The day after Jennette McCurdy’s book, I’m Glad My Mom Died, hit Amazon, it sold out. McCurdy was a child star who starred in Nickelodeon’s iCarly and the show’s spinoff, Sam & Cat.  She made an appearance in the Netflix show Between and had a brief stint as a country music singer. McCurdy is now a director and writer whose work has appeared in The Hollywood Reporter, The Huffington Post, the Wall Street Journal, the Florida Film Festival, and others. She has performed an act at the Lyric Hyperion Theatre, and she also has her own podcast – Empty Inside. McCurdy’s memoir recounts her abusive relationship with her mother, her own disordered eating and addictions, and the harsh realities about the treatment of child-actors.
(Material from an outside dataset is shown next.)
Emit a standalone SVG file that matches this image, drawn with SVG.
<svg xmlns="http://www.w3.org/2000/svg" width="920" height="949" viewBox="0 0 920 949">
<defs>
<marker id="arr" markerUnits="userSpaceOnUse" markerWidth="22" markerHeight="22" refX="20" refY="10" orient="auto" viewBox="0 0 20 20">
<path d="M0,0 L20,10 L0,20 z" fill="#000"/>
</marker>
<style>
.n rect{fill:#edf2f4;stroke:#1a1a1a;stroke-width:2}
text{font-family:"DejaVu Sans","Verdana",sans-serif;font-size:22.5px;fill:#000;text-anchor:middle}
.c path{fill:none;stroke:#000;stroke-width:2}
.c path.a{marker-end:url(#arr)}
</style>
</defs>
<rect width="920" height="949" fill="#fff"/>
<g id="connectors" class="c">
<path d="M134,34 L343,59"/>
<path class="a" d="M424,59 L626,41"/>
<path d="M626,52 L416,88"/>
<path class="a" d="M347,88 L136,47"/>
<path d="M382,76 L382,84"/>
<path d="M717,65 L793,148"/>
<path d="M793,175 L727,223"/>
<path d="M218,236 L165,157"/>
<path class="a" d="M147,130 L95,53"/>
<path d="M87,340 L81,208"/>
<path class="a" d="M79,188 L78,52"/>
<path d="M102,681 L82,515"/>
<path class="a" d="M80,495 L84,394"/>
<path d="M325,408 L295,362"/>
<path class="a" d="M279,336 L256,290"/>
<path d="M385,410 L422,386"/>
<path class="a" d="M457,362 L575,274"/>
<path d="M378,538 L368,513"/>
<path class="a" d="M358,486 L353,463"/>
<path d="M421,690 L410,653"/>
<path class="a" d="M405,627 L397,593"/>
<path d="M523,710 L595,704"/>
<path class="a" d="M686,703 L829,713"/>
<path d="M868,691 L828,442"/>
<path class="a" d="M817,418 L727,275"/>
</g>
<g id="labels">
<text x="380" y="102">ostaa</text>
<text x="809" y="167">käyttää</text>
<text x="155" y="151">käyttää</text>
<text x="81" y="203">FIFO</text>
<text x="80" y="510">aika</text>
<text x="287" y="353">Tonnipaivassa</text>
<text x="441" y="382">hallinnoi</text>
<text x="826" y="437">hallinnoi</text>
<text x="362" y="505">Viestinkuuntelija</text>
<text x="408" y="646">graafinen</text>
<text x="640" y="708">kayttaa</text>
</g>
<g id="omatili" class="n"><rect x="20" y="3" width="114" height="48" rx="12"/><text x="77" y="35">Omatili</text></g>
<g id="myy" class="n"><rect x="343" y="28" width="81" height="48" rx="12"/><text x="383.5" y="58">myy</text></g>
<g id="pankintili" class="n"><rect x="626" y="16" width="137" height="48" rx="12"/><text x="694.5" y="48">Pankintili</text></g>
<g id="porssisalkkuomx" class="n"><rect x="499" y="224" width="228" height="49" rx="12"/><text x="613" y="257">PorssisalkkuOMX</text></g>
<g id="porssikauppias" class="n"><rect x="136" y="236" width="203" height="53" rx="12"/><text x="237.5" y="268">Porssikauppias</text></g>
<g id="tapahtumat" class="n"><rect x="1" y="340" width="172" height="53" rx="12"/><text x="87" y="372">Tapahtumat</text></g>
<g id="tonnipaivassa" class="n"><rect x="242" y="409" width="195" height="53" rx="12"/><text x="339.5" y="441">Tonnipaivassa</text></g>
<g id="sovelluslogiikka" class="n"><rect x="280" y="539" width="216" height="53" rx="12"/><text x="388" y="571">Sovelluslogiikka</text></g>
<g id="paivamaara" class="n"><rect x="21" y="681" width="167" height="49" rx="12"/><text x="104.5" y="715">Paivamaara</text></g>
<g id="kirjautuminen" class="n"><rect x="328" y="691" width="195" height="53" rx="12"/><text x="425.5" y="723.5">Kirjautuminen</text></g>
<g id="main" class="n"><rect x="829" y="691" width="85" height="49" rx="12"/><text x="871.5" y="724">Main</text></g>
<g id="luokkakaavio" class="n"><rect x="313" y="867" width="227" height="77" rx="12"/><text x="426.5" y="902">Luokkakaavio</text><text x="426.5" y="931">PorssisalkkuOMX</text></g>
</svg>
There are plenty of reasons to read a memoir: they open our eyes to different human experiences. They are inspiring stories of real life and loss. Through others, we can learn about ourselves. Pick up McCurdy’s memoir or one of these other excellent choices.
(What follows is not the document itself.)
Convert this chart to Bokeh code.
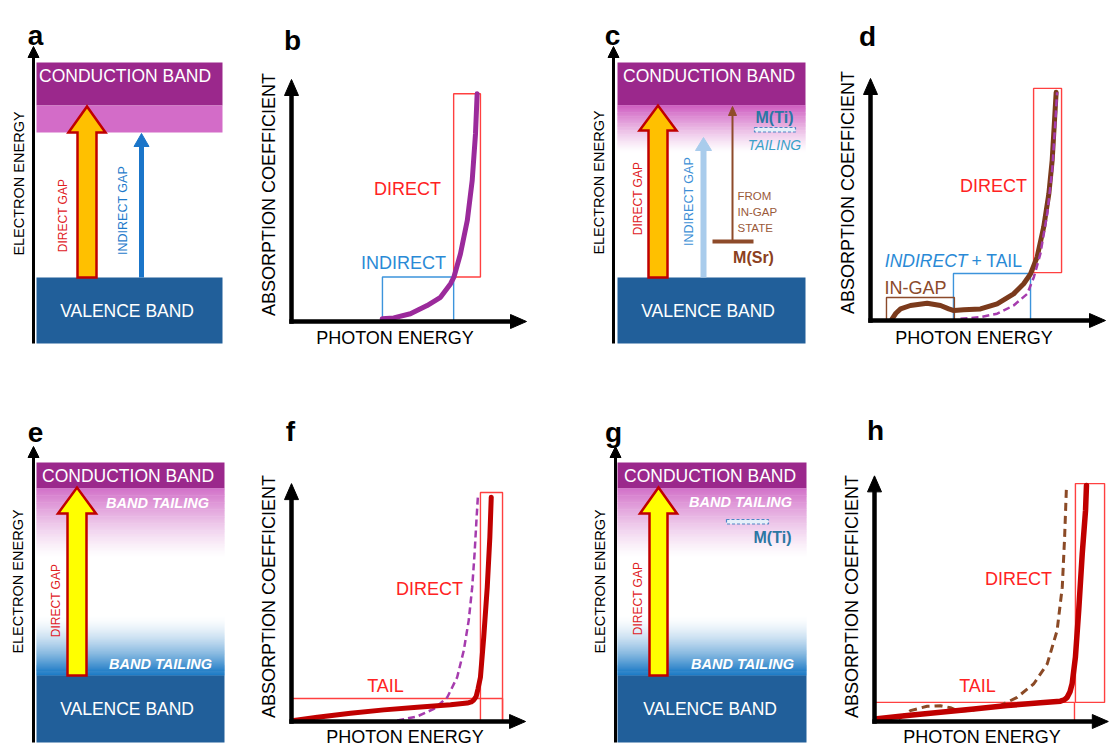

1. I Am, I Am, I Am: Seventeen Brushes with Death by Maggie O’Farrell

Beginning the memoir with Sylvia Plath’s famous line from The Bell Jar, “I Am, I Am, I Am,” O’Farrell’s memoir is about evading death. The book is interestingly organized by body parts. Each chapter begins with the body part which is threatened during each near-death experience O’Farrell faces – the throat, the head, the neck, etc.) O’Farrell manages to narrowly avoid death in her life a multitude of times through a certain degree of luck. This memoir is the inspiring story of a woman who continues to persevere, to overcome, and to survive against all odds. 
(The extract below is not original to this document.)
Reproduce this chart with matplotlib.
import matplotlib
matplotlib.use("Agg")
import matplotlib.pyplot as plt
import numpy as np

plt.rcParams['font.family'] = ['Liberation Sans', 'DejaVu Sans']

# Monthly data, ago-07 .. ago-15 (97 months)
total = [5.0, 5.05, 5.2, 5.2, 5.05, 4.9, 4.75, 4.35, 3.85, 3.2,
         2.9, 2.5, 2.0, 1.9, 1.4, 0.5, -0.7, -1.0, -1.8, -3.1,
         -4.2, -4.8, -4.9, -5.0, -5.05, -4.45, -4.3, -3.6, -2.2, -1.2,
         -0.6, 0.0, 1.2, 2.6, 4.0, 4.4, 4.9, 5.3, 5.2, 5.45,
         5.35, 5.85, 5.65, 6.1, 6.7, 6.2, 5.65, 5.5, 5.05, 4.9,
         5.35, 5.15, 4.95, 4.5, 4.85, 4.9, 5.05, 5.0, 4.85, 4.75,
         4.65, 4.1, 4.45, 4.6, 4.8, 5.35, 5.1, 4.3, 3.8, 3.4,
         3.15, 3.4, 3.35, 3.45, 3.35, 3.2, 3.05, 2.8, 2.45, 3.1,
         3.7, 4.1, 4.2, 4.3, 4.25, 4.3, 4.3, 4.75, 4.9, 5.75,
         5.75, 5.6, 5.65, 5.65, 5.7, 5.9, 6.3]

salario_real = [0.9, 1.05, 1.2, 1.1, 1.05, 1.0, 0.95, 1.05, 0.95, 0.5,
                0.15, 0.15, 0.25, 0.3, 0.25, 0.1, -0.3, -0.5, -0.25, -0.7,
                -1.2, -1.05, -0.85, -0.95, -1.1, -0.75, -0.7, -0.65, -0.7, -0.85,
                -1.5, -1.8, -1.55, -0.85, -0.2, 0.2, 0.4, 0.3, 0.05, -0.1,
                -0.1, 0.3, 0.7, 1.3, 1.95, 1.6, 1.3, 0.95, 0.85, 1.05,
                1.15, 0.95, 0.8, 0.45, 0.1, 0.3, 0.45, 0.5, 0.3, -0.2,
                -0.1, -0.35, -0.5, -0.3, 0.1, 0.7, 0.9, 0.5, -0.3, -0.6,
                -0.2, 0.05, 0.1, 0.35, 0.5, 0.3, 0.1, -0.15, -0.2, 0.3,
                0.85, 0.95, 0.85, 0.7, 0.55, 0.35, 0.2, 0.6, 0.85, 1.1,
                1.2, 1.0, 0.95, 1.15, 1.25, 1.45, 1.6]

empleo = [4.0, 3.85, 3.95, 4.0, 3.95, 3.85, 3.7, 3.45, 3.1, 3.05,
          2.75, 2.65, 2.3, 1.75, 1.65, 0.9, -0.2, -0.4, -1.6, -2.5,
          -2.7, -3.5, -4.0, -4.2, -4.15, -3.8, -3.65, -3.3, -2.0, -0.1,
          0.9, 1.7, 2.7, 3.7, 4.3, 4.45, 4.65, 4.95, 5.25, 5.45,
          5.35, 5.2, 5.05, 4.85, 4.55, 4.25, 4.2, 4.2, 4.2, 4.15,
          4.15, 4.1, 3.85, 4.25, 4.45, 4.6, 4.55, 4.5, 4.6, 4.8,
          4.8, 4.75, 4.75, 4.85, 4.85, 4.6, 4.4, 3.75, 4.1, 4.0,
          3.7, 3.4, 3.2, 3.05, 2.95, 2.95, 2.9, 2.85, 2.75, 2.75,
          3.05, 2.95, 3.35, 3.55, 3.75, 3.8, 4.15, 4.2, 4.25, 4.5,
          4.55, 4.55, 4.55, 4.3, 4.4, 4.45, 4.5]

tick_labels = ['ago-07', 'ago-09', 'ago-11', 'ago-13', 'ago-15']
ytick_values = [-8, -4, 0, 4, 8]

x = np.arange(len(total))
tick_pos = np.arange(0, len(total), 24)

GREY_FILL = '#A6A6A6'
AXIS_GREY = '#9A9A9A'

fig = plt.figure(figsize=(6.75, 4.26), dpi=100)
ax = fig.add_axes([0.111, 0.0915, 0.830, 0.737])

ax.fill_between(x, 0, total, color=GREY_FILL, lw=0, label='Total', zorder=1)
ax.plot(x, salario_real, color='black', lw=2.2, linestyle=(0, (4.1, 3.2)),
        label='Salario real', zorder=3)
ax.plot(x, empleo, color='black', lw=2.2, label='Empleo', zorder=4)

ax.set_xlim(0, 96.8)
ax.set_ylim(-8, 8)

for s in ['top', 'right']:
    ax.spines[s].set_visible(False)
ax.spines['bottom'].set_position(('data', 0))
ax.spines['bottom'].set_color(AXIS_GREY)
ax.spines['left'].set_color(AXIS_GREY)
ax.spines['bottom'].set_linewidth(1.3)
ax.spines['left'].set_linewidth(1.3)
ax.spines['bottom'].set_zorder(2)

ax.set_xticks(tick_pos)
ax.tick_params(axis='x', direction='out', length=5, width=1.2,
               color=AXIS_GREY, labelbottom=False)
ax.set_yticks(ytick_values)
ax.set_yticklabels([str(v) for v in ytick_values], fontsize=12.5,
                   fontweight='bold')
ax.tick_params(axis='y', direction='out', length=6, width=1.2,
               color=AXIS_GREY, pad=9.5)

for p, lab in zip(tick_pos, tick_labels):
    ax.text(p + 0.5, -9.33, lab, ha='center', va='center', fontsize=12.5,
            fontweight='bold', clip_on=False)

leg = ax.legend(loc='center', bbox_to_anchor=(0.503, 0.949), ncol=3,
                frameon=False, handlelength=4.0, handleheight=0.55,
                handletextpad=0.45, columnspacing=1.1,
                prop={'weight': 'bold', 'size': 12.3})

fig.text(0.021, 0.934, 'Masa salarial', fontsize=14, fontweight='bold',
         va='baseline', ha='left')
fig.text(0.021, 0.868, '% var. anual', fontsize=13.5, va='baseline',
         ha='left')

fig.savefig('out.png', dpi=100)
2. The Glass Castle by Jeannette Walls

Jeannette Walls and her three younger siblings grew up with dysfunctional, yet brilliant, parents. The book begins with young Jeanette accidentally lighting herself on fire as her negligent mother allows her to cook on the gas stove while she works on a painting in another room; but Jeanette also writes about the beauty of a nomadic lifestyle. Walls writes about her upbringing as an inspiring, and inhibiting, experience which ultimately led her to a successful journalism career in New York City – the same place where her parents lived on the streets up until her father Rex Walls died of a heart attack.  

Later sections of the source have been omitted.